SALT LAKE CITY — Used to be that when the San Antonio Spurs and Los Angeles Lakers showed up, the Jazz were in serious trouble.
Nowadays, they're so over that.
Thanks to Mo Williams' buzzer-beating 3-pointer Wednesday, the Jazz moved to 3-1 against the most successful teams in the West.
Gee, how long since that happened?
Seems like just yesterday they were getting waxed by the Spurs and Lakers. But 23 games into the season, the Jazz are acting like a team to take seriously. They have won four consecutive games, including back-to-back against the Lakers and Spurs.
In another life, with another team, the Jazz used to do these things routinely. The Jazz treated them like table scraps. David Robinson got the dry heaves whenever Karl Malone came around. Kobe Bryant was just a cocky kid.
In 1994, for example, the Jazz lost their playoff opener at San Antonio but swept the final three in the best-of-five series. The outcome was shockingly easy.
"I hate when that happens," Jazz center Felton Spencer joked.
Two years later, the Jazz walked off the court with a 4-2 series win over the Spurs, prompting San Antonio fans to shout, "Get a point guard!" after seeing John Stockton dice their team.
So they did, eventually acquiring Tony Parker.
The Jazz also beat San Antonio 4-1 in the 1998 conference semifinals.
Meanwhile, Utah beat the Lakers eight times in nine games in the 1997 and 1998 playoffs.

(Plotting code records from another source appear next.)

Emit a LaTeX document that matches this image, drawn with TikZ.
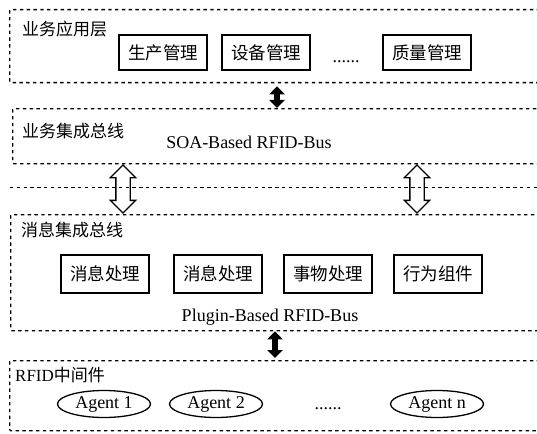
\documentclass[tikz,border=0pt]{standalone}
\usepackage{fontspec}
\setmainfont{Liberation Serif}
\newfontfamily\cjk{Noto Sans CJK SC}
\usetikzlibrary{arrows.meta,shapes.geometric,shapes.arrows}

\tikzset{
  layer/.style={draw, dash pattern=on 3.4pt off 3.4pt, line width=1.3pt,
    rounded corners=1pt, minimum width=545pt, anchor=north west, inner sep=0pt},
  busline/.style={dash pattern=on 3.4pt off 3.4pt, line width=1.2pt},
  layername/.style={anchor=west, inner sep=0pt, font=\fontsize{17pt}{20pt}\selectfont\cjk},
  module/.style={draw, line width=1.3pt, minimum height=35pt, inner xsep=9pt,
    font=\fontsize{17.5pt}{20pt}\selectfont\cjk},
  agent/.style={draw, ellipse, line width=1.3pt, minimum width=93pt,
    minimum height=27pt, inner sep=0pt, font=\fontsize{18pt}{20pt}\selectfont},
  bustext/.style={inner sep=0pt, font=\fontsize{18pt}{20pt}\selectfont},
  solidarrow/.style={line width=6pt,
    {Triangle[length=8pt,width=15pt]}-{Triangle[length=8pt,width=15pt]}},
  hollowarrow/.style={draw, double arrow, line width=1.3pt, shape border rotate=90,
    minimum height=48pt, minimum width=25pt, inner sep=6.5pt,
    double arrow head extend=5.5pt}
}

\begin{document}
\begin{tikzpicture}[x=1pt,y=-1pt]
  \clip (0,0) rectangle (537,433);

  % Layers (right edges run past the page)
  \node[layer, minimum height=73pt] (app) at (9,9) {};
  \node[layer, minimum height=55pt] (soa) at (12,108) {};
  \node[layer, minimum height=116pt] (msg) at (10,214) {};
  \node[layer, minimum height=70pt] (mid) at (9,360) {};
  \coordinate (busl) at (10,187.6);
  \coordinate (busr) at (545,187.6);
  \draw[busline] (busl) -- (busr);

  % Layer names
  \node[layername] (appname) at (22,29) {业务应用层};
  \node[layername] (soaname) at (22,131) {业务集成总线};
  \node[layername] (msgname) at (21,230) {消息集成总线};
  \node[layername] (midname) at (15,375) {\rmfamily RFID\cjk 中间件};

  % Business applications
  \node[module] (prod) at (163,52.5) {生产管理};
  \node[module] (equip) at (266,52.5) {设备管理};
  \node[bustext] (appdots) at (346,62) {......};
  \node[module] (qual) at (427,52.5) {质量管理};

  % Bus texts
  \node[bustext] (soatext) at (249,142) {SOA-Based RFID-Bus};
  \node[bustext] (plugtext) at (270,317) {Plugin-Based RFID-Bus};

  % Message plugins
  \node[module, minimum height=38pt] (msgA) at (105,274) {消息处理};
  \node[module, minimum height=38pt] (msgB) at (218,274) {消息处理};
  \node[module, minimum height=38pt] (trans) at (328,274) {事物处理};
  \node[module, minimum height=38pt] (behav) at (438,274) {行为组件};

  % Agents
  \node[agent] (agent1) at (104,404) {Agent 1};
  \node[agent] (agent2) at (216,404) {Agent 2};
  \node[bustext] (agentdots) at (328,409) {......};
  \node[agent] (agentn) at (437,404) {Agent n};

  % Arrows between layers
  \coordinate (ax) at (277,0);
  \coordinate (bx) at (275,0);
  \draw[solidarrow] ([yshift=-3pt]app.south -| ax) -- (soa.north -| ax);
  \draw[solidarrow] (msg.south -| bx) -- ([yshift=2pt]mid.north -| bx);
  \node[hollowarrow] (liftL) at (123,189) {};
  \node[hollowarrow] (liftR) at (417,189) {};
\end{tikzpicture}
\end{document}
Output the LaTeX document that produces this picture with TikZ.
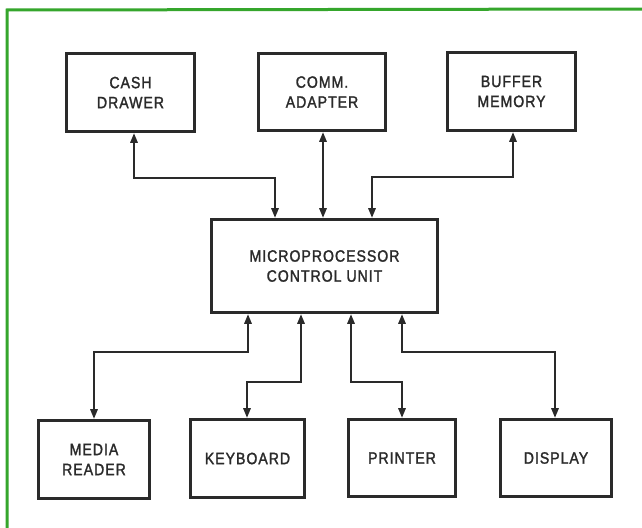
\documentclass[tikz,border=0pt]{standalone}
\usepackage{fontspec}
\newfontfamily\labfont[FakeStretch=0.86,LetterSpace=6,FakeBold=1.6]{Liberation Sans}
\usetikzlibrary{arrows.meta}
\definecolor{framegreen}{HTML}{35A62C}
\definecolor{ink}{HTML}{2A2A2A}
\tikzset{
  blockbox/.style={draw=ink, line width=3.6pt, fill=white, inner sep=0pt,
    font=\labfont\fontsize{16.4}{20}\selectfont, text=ink, align=center},
  link/.style={draw=ink, line width=1.4pt,
    {Triangle[width=7.5pt,length=9.5pt]}-{Triangle[width=7.5pt,length=9.5pt]}},
}
\begin{document}
\begin{tikzpicture}[x=1pt,y=-1pt]
\useasboundingbox (0,0) rectangle (642,527);
\fill[white] (0,0) rectangle (642,527);
% green frame
\draw[framegreen, line width=3pt] (7,530) -- (7,10) -- (650,9);
% top row
\node[blockbox, minimum width=128pt, minimum height=78pt] (cash) at (130.5,92.5) {CASH\\DRAWER};
\node[blockbox, minimum width=127pt, minimum height=77pt] (comm) at (322,92) {COMM.\\ADAPTER};
\node[blockbox, minimum width=128pt, minimum height=78pt] (buf) at (511.5,91.5) {BUFFER\\MEMORY};
% centre
\node[blockbox, minimum width=226pt, minimum height=93pt] (mcu) at (324.5,266) {MICROPROCESSOR\\CONTROL UNIT};
% bottom row
\node[blockbox, minimum width=111pt, minimum height=78pt] (media) at (94,459.5) {MEDIA\\READER};
\node[blockbox, minimum width=114pt, minimum height=78pt] (kbd) at (247.5,458.5) {KEYBOARD};
\node[blockbox, minimum width=107pt, minimum height=77pt] (prn) at (402,458) {PRINTER};
\node[blockbox, minimum width=111pt, minimum height=77pt] (disp) at (556,458) {DISPLAY};
% waypoints
\coordinate (c1) at (134,178);
\coordinate (c2) at (275,178);
\coordinate (b1) at (513,177);
\coordinate (b2) at (372,177);
\coordinate (m1) at (248,352);
\coordinate (m2) at (94,352);
\coordinate (k1) at (301,382);
\coordinate (k2) at (247,382);
\coordinate (p1) at (351,382);
\coordinate (p2) at (402,382);
\coordinate (d1) at (402,352);
\coordinate (d2) at (555,352);
% connectors
\draw[link] (cash.south -| c1) -- (c1) -- (c2) -- (c2 |- mcu.north);
\draw[link] (comm.south -| 323,0) -- (mcu.north -| 323,0);
\draw[link] (buf.south -| b1) -- (b1) -- (b2) -- (b2 |- mcu.north);
\draw[link] (mcu.south -| m1) -- (m1) -- (m2) -- (m2 |- media.north);
\draw[link] (mcu.south -| k1) -- (k1) -- (k2) -- (k2 |- kbd.north);
\draw[link] (mcu.south -| p1) -- (p1) -- (p2) -- (p2 |- prn.north);
\draw[link] (mcu.south -| d1) -- (d1) -- (d2) -- (d2 |- disp.north);
\end{tikzpicture}
\end{document}
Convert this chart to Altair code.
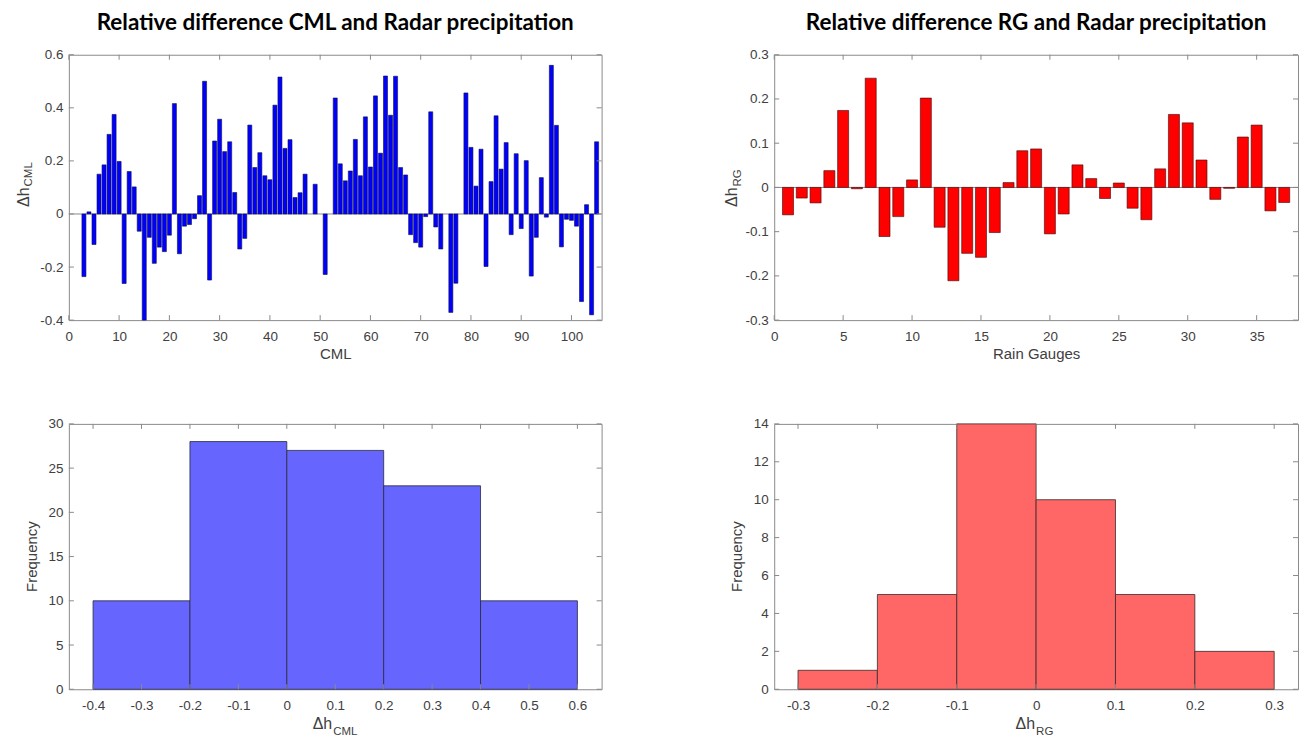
import altair as alt
import pandas as pd

# ---------------- data ----------------
cml_index = [3, 4, 5, 6, 7, 8, 9, 10, 11, 12, 13, 14, 15, 16, 17, 18, 19, 20,
             21, 22, 23, 24, 25, 26, 27, 28, 29, 30, 31, 32, 33, 34, 35, 36, 37,
             38, 39, 40, 41, 42, 43, 44, 45, 46, 47, 49, 51, 53, 54, 55, 56, 57,
             58, 59, 60, 61, 62, 63, 64, 65, 66, 67, 68, 69, 70, 71, 72, 73, 74,
             76, 77, 79, 80, 81, 82, 83, 84, 85, 86, 87, 88, 89, 90, 91, 92, 93,
             94, 95, 96, 97, 98, 99, 100, 101, 102, 103, 104, 105]
cml_value = [-0.236, 0.008, -0.115, 0.150, 0.185, 0.300, 0.375, 0.198, -0.262,
             0.160, 0.102, -0.065, -0.400, -0.088, -0.186, -0.125, -0.142, -0.080,
             0.416, -0.150, -0.046, -0.040, -0.018, 0.069, 0.500, -0.249, 0.275,
             0.357, 0.235, 0.272, 0.081, -0.132, -0.092, 0.335, 0.175, 0.231,
             0.144, 0.129, 0.410, 0.516, 0.247, 0.280, 0.062, 0.080, 0.150, 0.112,
             -0.228, 0.437, 0.189, 0.125, 0.162, 0.281, 0.144, 0.366, 0.177,
             0.445, 0.229, 0.520, 0.372, 0.519, 0.175, 0.147, -0.078, -0.108,
             -0.125, -0.010, 0.385, -0.049, -0.132, -0.371, -0.261, 0.456, 0.251,
             0.105, 0.244, -0.198, 0.122, 0.370, 0.169, 0.269, -0.078, 0.227,
             -0.055, 0.201, -0.234, -0.088, 0.137, -0.012, 0.560, 0.334, -0.124,
             -0.020, -0.024, -0.046, -0.330, 0.035, -0.380, 0.272]

rg_index = list(range(1, 38))
rg_value = [-0.062, -0.024, -0.035, 0.038, 0.174, -0.003, 0.247, -0.111, -0.066,
            0.017, 0.202, -0.090, -0.211, -0.149, -0.158, -0.102, 0.011, 0.083,
            0.087, -0.105, -0.060, 0.051, 0.020, -0.025, 0.010, -0.047, -0.073,
            0.042, 0.165, 0.146, 0.062, -0.027, -0.002, 0.114, 0.141, -0.053,
            -0.034]

cml_bin_lo = [-0.4, -0.2, 0.0, 0.2, 0.4]
cml_bin_hi = [-0.2, 0.0, 0.2, 0.4, 0.6]
cml_counts = [10, 28, 27, 23, 10]

rg_bin_lo = [-0.3, -0.2, -0.1, 0.0, 0.1, 0.2]
rg_bin_hi = [-0.2, -0.1, 0.0, 0.1, 0.2, 0.3]
rg_counts = [1, 5, 14, 10, 5, 2]

cml_xticks = [0, 10, 20, 30, 40, 50, 60, 70, 80, 90, 100]
cml_yticks = [-0.4, -0.2, 0, 0.2, 0.4, 0.6]
rg_xticks = [0, 5, 10, 15, 20, 25, 30, 35]
rg_yticks = [-0.3, -0.2, -0.1, 0, 0.1, 0.2, 0.3]
h1_xticks = [-0.4, -0.3, -0.2, -0.1, 0, 0.1, 0.2, 0.3, 0.4, 0.5, 0.6]
h1_yticks = [0, 5, 10, 15, 20, 25, 30]
h2_xticks = [-0.3, -0.2, -0.1, 0, 0.1, 0.2, 0.3]
h2_yticks = [0, 2, 4, 6, 8, 10, 12, 14]

title_left = "Relative difference CML and Radar precipitation"
title_right = "Relative difference RG and Radar precipitation"

# ---------------- styling ----------------
FONT = "Liberation Sans"
TFONT = "Lato"
FRAME = "#8a8a8a"
LABEL = "#404040"
TL = 5
WL, WR, H = 534, 525, 266
LBL = "datum.value < 0 ? '-' + format(-datum.value, '~g') : format(datum.value, '~g')"
one = pd.DataFrame({"z": [0]})


def xaxis(values, title=None):
    kw = dict(values=values, ticks=False, domain=False, grid=False,
              labelFont=FONT, labelFontSize=13.5, labelColor=LABEL,
              labelPadding=9, labelExpr=LBL, labelFlush=False,
              labelOverlap=False, titleFont=FONT, titleFontSize=15,
              titleFontWeight="normal", titleColor=LABEL, titlePadding=4)
    return alt.Axis(title=title, **kw)


def yaxis(values):
    return alt.Axis(values=values, ticks=False, domain=False, grid=False,
                    labelFont=FONT, labelFontSize=13.5, labelColor=LABEL,
                    labelPadding=6, labelExpr=LBL, labelFlush=False,
                    labelOverlap=False, minExtent=60, maxExtent=60, title=None)


def ticks(xt, yt, xs, ys, xa, ya, W):
    dx = pd.DataFrame({"t": xt})
    dy = pd.DataFrame({"t": yt})
    r = dict(color=FRAME, strokeWidth=1)
    return [
        alt.Chart(dx).mark_rule(**r).encode(
            x=alt.X("t:Q", scale=xs, axis=xa), y=alt.value(H), y2=alt.value(H - TL)),
        alt.Chart(dx).mark_rule(**r).encode(
            x=alt.X("t:Q", scale=xs, axis=xa), y=alt.value(0), y2=alt.value(TL)),
        alt.Chart(dy).mark_rule(**r).encode(
            y=alt.Y("t:Q", scale=ys, axis=ya), x=alt.value(0), x2=alt.value(TL)),
        alt.Chart(dy).mark_rule(**r).encode(
            y=alt.Y("t:Q", scale=ys, axis=ya), x=alt.value(W), x2=alt.value(W - TL)),
    ]


def txt(s, x, y, size, align, angle=0):
    kw = dict(text=s, font=FONT, fontSize=size, align=align,
              baseline="alphabetic", color=LABEL)
    if angle:
        kw["angle"] = angle
    return alt.Chart(one).mark_text(**kw).encode(x=alt.value(x), y=alt.value(y))


def ylabel_sub(main, sub, xb):
    return [txt(main, xb, 133, 16, "right", 270),
            txt(sub, xb + 3.5, 132, 11.5, "left", 270)]


def xlabel_sub(main, sub, W, dx):
    return [txt(main, W / 2 + dx - 1, H + 40, 16, "right"),
            txt(sub, W / 2 + dx, H + 45.5, 11.5, "left")]


def ttl(s):
    return alt.TitleParams(text=s, font=TFONT, fontSize=22.5, fontWeight="bold",
                           color="black", offset=13, anchor="middle", frame="group")


# ---------------- panel 1: CML bars ----------------
xs1 = alt.Scale(domain=[0, 106], nice=False, zero=False)
ys1 = alt.Scale(domain=[-0.4, 0.6], nice=False, zero=False)
xa1 = xaxis(cml_xticks, "CML")
ya1 = yaxis(cml_yticks)
df1 = pd.DataFrame({"i": cml_index, "v": cml_value})
zero1 = alt.Chart(one).mark_rule(color=FRAME, strokeWidth=1).encode(
    y=alt.Y("z:Q", scale=ys1, axis=ya1))
bars1 = alt.Chart(df1).transform_calculate(
    x0="datum.i - 0.4", x1="datum.i + 0.4", z="0"
).mark_bar(fill="#0000ff", stroke="#10104a", strokeWidth=0.6).encode(
    x=alt.X("x0:Q", scale=xs1, axis=xa1),
    x2="x1:Q",
    y=alt.Y("v:Q", scale=ys1, axis=ya1),
    y2="z:Q",
)
p1 = alt.layer(zero1, bars1, *ticks(cml_xticks, cml_yticks, xs1, ys1, xa1, ya1, WL),
               *ylabel_sub("Δh", "CML", -40)).properties(
    width=WL, height=H, title=ttl(title_left))

# ---------------- panel 2: RG bars ----------------
xs2 = alt.Scale(domain=[0, 38], nice=False, zero=False)
ys2 = alt.Scale(domain=[-0.3, 0.3], nice=False, zero=False)
xa2 = xaxis(rg_xticks, "Rain Gauges")
ya2 = yaxis(rg_yticks)
df2 = pd.DataFrame({"i": rg_index, "v": rg_value})
zero2 = alt.Chart(one).mark_rule(color=FRAME, strokeWidth=1).encode(
    y=alt.Y("z:Q", scale=ys2, axis=ya2))
bars2 = alt.Chart(df2).transform_calculate(
    x0="datum.i - 0.4", x1="datum.i + 0.4", z="0"
).mark_bar(fill="#ff0000", stroke="#3a0a0a", strokeWidth=0.6).encode(
    x=alt.X("x0:Q", scale=xs2, axis=xa2),
    x2="x1:Q",
    y=alt.Y("v:Q", scale=ys2, axis=ya2),
    y2="z:Q",
)
p2 = alt.layer(zero2, bars2, *ticks(rg_xticks, rg_yticks, xs2, ys2, xa2, ya2, WR),
               *ylabel_sub("Δh", "RG", -37)).properties(
    width=WR, height=H, title=ttl(title_right))

# ---------------- panel 3: CML histogram ----------------
xs3 = alt.Scale(domain=[-0.45, 0.65], nice=False, zero=False)
ys3 = alt.Scale(domain=[0, 30], nice=False, zero=False)
xa3 = xaxis(h1_xticks)
ya3 = yaxis(h1_yticks)
df3 = pd.DataFrame({"lo": cml_bin_lo, "hi": cml_bin_hi, "n": cml_counts})
hist1 = alt.Chart(df3).transform_calculate(z="0").mark_bar(
    fill="#6666ff", stroke="#2a2a3a", strokeWidth=0.8).encode(
    x=alt.X("lo:Q", scale=xs3, axis=xa3),
    x2="hi:Q",
    y=alt.Y("n:Q", scale=ys3, axis=ya3),
    y2="z:Q",
)
p3 = alt.layer(hist1, *ticks(h1_xticks, h1_yticks, xs3, ys3, xa3, ya3, WL),
               txt("Frequency", -32, H / 2, 15, "center", 270),
               *xlabel_sub("Δh", "CML", WL, -2)).properties(width=WL, height=H)

# ---------------- panel 4: RG histogram ----------------
xs4 = alt.Scale(domain=[-0.33, 0.33], nice=False, zero=False)
ys4 = alt.Scale(domain=[0, 14], nice=False, zero=False)
xa4 = xaxis(h2_xticks)
ya4 = yaxis(h2_yticks)
df4 = pd.DataFrame({"lo": rg_bin_lo, "hi": rg_bin_hi, "n": rg_counts})
hist2 = alt.Chart(df4).transform_calculate(z="0").mark_bar(
    fill="#ff6666", stroke="#3a2a2a", strokeWidth=0.8).encode(
    x=alt.X("lo:Q", scale=xs4, axis=xa4),
    x2="hi:Q",
    y=alt.Y("n:Q", scale=ys4, axis=ya4),
    y2="z:Q",
)
p4 = alt.layer(hist2, *ticks(h2_xticks, h2_yticks, xs4, ys4, xa4, ya4, WR),
               txt("Frequency", -32, H / 2, 15, "center", 270),
               *xlabel_sub("Δh", "RG", WR, 0)).properties(width=WR, height=H)

row1 = alt.hconcat(p1, p2, spacing=111)
row2 = alt.hconcat(p3, p4, spacing=111)
chart = alt.vconcat(row1, row2, spacing=54).properties(
    padding={"left": 0, "top": 3, "right": 0, "bottom": 0}
).configure_view(stroke=FRAME, strokeWidth=1)

chart.save("out.html", embed_options={"renderer": "svg", "actions": False})
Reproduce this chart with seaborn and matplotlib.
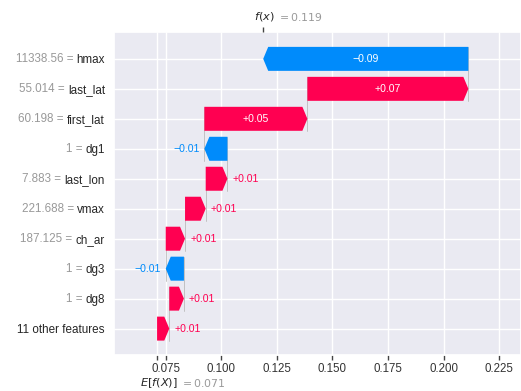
import matplotlib
matplotlib.use("Agg")
import matplotlib.pyplot as plt
import seaborn as sns
import numpy as np

# Waterfall of feature contributions, listed top to bottom
features = ["hmax", "last_lat", "first_lat", "dg1", "last_lon", "vmax",
            "ch_ar", "dg3", "dg8", "11 other features"]
feature_values = ["11338.56", "55.014", "60.198", "1", "7.883", "221.688",
                  "187.125", "1", "1", ""]
contributions = [-0.0924, 0.0725, 0.0464, -0.0104, 0.0098, 0.0093,
                 0.0087, -0.0082, 0.0066, 0.0055]
base_value = 0.071
x_ticks = [0.075, 0.100, 0.125, 0.150, 0.175, 0.200, 0.225]
x_range = (0.0516, 0.2349)

POS = "#ff0051"
NEG = "#008bfb"
GREY = "#999999"
DARK = "#262626"

sns.set_theme(style="darkgrid")
plt.rcParams["font.family"] = ["Liberation Sans", "DejaVu Sans"]
plt.rcParams["mathtext.fontset"] = "dejavusans"

DPI = 100
fig = plt.figure(figsize=(5.21, 3.91), dpi=DPI)
ax = fig.add_axes([0.2188, 0.0921, 0.7812, 0.8248])
n = len(features)
ax.set_xlim(*x_range)
ax.set_ylim(n - 1 + 0.88, -0.88)

def fmt(v):
    return ("%+0.2f" % v).replace("-", "\u2212")

# running totals, accumulated from the bottom row upward
starts = np.zeros(n)
ends = np.zeros(n)
pos = base_value
for i in reversed(range(n)):
    starts[i] = pos
    pos += contributions[i]
    ends[i] = pos
fx = pos

fig.canvas.draw()
renderer = fig.canvas.get_renderer()
ax_px = ax.get_window_extent().width
px_per_unit = ax_px / (x_range[1] - x_range[0])
head_len = 5.0 / px_per_unit
gap = 5.0 / px_per_unit

for i in range(n):
    c = contributions[i]
    col = POS if c > 0 else NEG
    hl = min(head_len, abs(c))
    ax.arrow(starts[i], i, c, 0, width=0.8, head_width=0.8, head_length=hl,
             length_includes_head=True, fc=col, ec=col, lw=0, zorder=3)
    # connector to the next row up
    if i > 0:
        ax.plot([ends[i], ends[i]], [i + 0.4, i - 1 - 0.4], color="#bbbbbb",
                lw=0.6, zorder=1)
    t = ax.text(starts[i] + c / 2, i, fmt(c), ha="center", va="center",
                color="white", fontsize=7.6, zorder=4)
    bb = t.get_window_extent(renderer=renderer)
    if bb.width + 6 > abs(c) * px_per_unit:
        t.remove()
        if c > 0:
            ax.text(ends[i] + gap, i, fmt(c), ha="left", va="center",
                    color=POS, fontsize=7.6, zorder=4)
        else:
            ax.text(ends[i] - gap, i, fmt(c), ha="right", va="center",
                    color=NEG, fontsize=7.6, zorder=4)

# y labels: feature names as tick labels, their values in grey to the left
YPAD = 6.5
ypos = np.arange(n)
ax.set_yticks(ypos)
ax.set_yticklabels(features, fontsize=8.4, color=DARK)
ax.tick_params(axis="y", left=False, length=0, pad=YPAD)

# x ticks, plus the expected value tick
ax.set_xticks(x_ticks + [base_value])
ax.set_xticklabels(["%0.3f" % v for v in x_ticks] + [""], fontsize=8.3)
ax.tick_params(axis="x", bottom=True, length=3.5, width=1.0, color="#444444",
               pad=2.5, labelcolor="#333333")

fig.canvas.draw()
for i, lab in enumerate(ax.yaxis.get_majorticklabels()):
    if not feature_values[i]:
        continue
    w_pt = lab.get_window_extent(renderer=renderer).width * 72.0 / DPI
    ax.annotate(f"{feature_values[i]} =", xy=(0, i),
                xycoords=("axes fraction", "data"),
                xytext=(-(YPAD + w_pt + 2.4), 0), textcoords="offset points",
                ha="right", va="center", fontsize=8.4, color=GREY)

# f(x) tick along the top edge
ax_top = ax.twiny()
ax_top.set_xlim(*x_range)
ax_top.set_xticks([fx])
ax_top.set_xticklabels([""])
ax_top.grid(False)
ax_top.tick_params(axis="x", top=True, length=3.5, width=1.0, color="#444444")
for s in ax_top.spines.values():
    s.set_visible(False)

ax.annotate("$f(x)$", xy=(fx, 1), xycoords=("data", "axes fraction"),
            xytext=(0.5, 11.5), textcoords="offset points", ha="center",
            va="center", fontsize=8.2, color=DARK)
ax.annotate("$= %0.3f$" % fx, xy=(fx, 1), xycoords=("data", "axes fraction"),
            xytext=(10, 11.5), textcoords="offset points", ha="left",
            va="center", fontsize=7.8, color=GREY)
ax.annotate("$E[f(X)]$", xy=(base_value, 0), xycoords=("data", "axes fraction"),
            xytext=(1.5, -20), textcoords="offset points", ha="center",
            va="center", fontsize=8.2, color=DARK)
ax.annotate("$= %0.3f$" % base_value, xy=(base_value, 0),
            xycoords=("data", "axes fraction"), xytext=(16.5, -20),
            textcoords="offset points", ha="left", va="center", fontsize=7.8,
            color=GREY)

fig.savefig("out.png", dpi=DPI)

In 1996-97 and '97-98, the Jazz beat San Antonio six of eight times in the regular season. They also went 3-1 against the Lakers in 1996-97.
In other words, Los Angeles and San Antonio were just a couple of towns, their teams just a couple of teams. Things change. Since 1999 the Lakers and Spurs have won nine titles between them.
They Jazz have won just 12 of their last 47 games with San Antonio during the regular season, eight of 22 against the Lakers.
But weird things sometimes happen in the NBA. The Jazz were supposed to be a low-level playoff team at best this year, but so far they're moving up the charts. Meanwhile, the Lakers were supposed to be a shoo-in for the division title, following the acquisition of Steve Nash and Dwight Howard. But Nash went down with an injury and they fired their coach. Kobe Bryant and Pau Gasol have been sniping and the whole town has gone dysfunctional.
Los Angeles? Dysfunctional?
Then there are the Spurs. They were supposed to get old but still haven't. With the addition of plenty of young talent, they have managed to keep Tim Duncan's 92-year-old heart nicely beating. He logged 22 points, same as Parker in Wednesday's 99-96 loss. Going into the game, they had the best record in the NBA.
"They play well at home and on the road, it doesn't really matter where they are playing," Jazz coach Ty Corbin said.
It's hard not to admire the Spurs becoming a dominant force, despite being in a small market. At the same time, there's coach Gregg Popovich, the crankiest, edgiest coach in the league. He proved that once again this year when he sent Duncan, Parker, Manu Ginobili and Danny Green home to rest instead of playing them against Miami.
That drew a fine from the league, which had the ridiculous idea that somehow the fans deserve better.
Excused absences were no issue on Wednesday. The only missing Spurs were injured Stephen Jackson and Kawhi Leonard.
While Spurs' stars are aging, it isn't like the franchise has failed to adapt. Its new motto: It takes a village. A very big one, in fact. The Spurs now represent more nations than NATO. Whatever the country, someone on the team is a hometown hero. Let's see, there's the Virgin Islands (Duncan), France (Parker, Nando De Colo, Boris Diaw), Argentina (Ginobili), Brazil (Tiago Splitter) and Australia (Patty Mills).
This just in: The Spurs are hoping to round things out by finding a small forward from Greenland.
As for the Jazz, they're just a bunch of guys from the neighborhood.
Still, it would be hard to find a better time for the Jazz to come strong, considering their schedule. December's slate includes such dangerous opponents as Miami, Memphis, Golden State (yes, Golden State) and the Clippers. The Jazz opened a nine-point lead at the close of the first half on Wednesday, thanks largely to some well-timed 3-pointers, then closed the game out with Williams' basket.
Thus they moved ahead.
Curiously, it seemed as they did so, they were also looking back.